Sorry about the lack of clarify. I've attached a qvw with sample data.
Essentially what I meant was:
Any value that leads with (front) needs to be removed.
So... in my above example it would have been from (front)code_123 to code_123
Any value that is just (mainstore) to be changed to a null value
Any value that ends with (station) to be removed. So, from code_234(station) to code_234
Hope that makes sense!
ScrubSample.qvw 130.8 K
One way of doing this for this type of scrubbing is by using 'Replace' function as shown below:
Replace(Replace(Replace(code_codename,'(station)',''),'(front)',''),'(mainstore)','') as scrubbed_codename
See the attached qvw file.
You may use the MapSubstring() function also.
Hope this helps.
ScrubSampleDone.qvw 133.8 K
Assuming you will have more cases, I'd use a mapping table with the actual values and converted values:
OldandNewValuesMap: MAPPING LOAD * INLINE [ Old, New (front) (station) (mainstore) ]; Table: LOAD *, MapSubString('OldandNewValuesMap', Field) AS NewField FROM ...

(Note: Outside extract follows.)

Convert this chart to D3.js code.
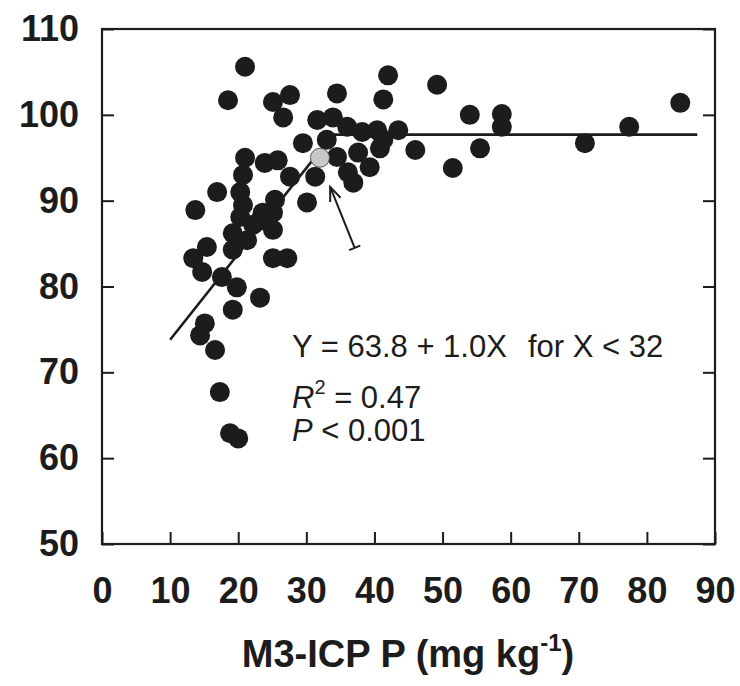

Yes, in this case all values are converted to null, so the Replace() function would be fine as well, depending on the number of possible values.
Hope that helps.
As the late & great Peter Falk used to say... "Just one more thing..."
In the four (4) examples above, the last underscore '_' and everything after the last underscore needs to be removed. The characters after the last underscore can be varying in length and a mixture of numbers and/or letters.
I have modified the load script to include scrubbing this pattern also. The added line in the script is
If(scrubbed_codename like 'code_???_*',Left(scrubbed_codename,8),scrubbed_codename) as scrubbed_codename
The modified file is attached.
Rob's suggestion also will work.
You will have to keep updating your scrubbing script as and when you find the unclean pattern in the data.
ScrubSample.qvw 133.5 K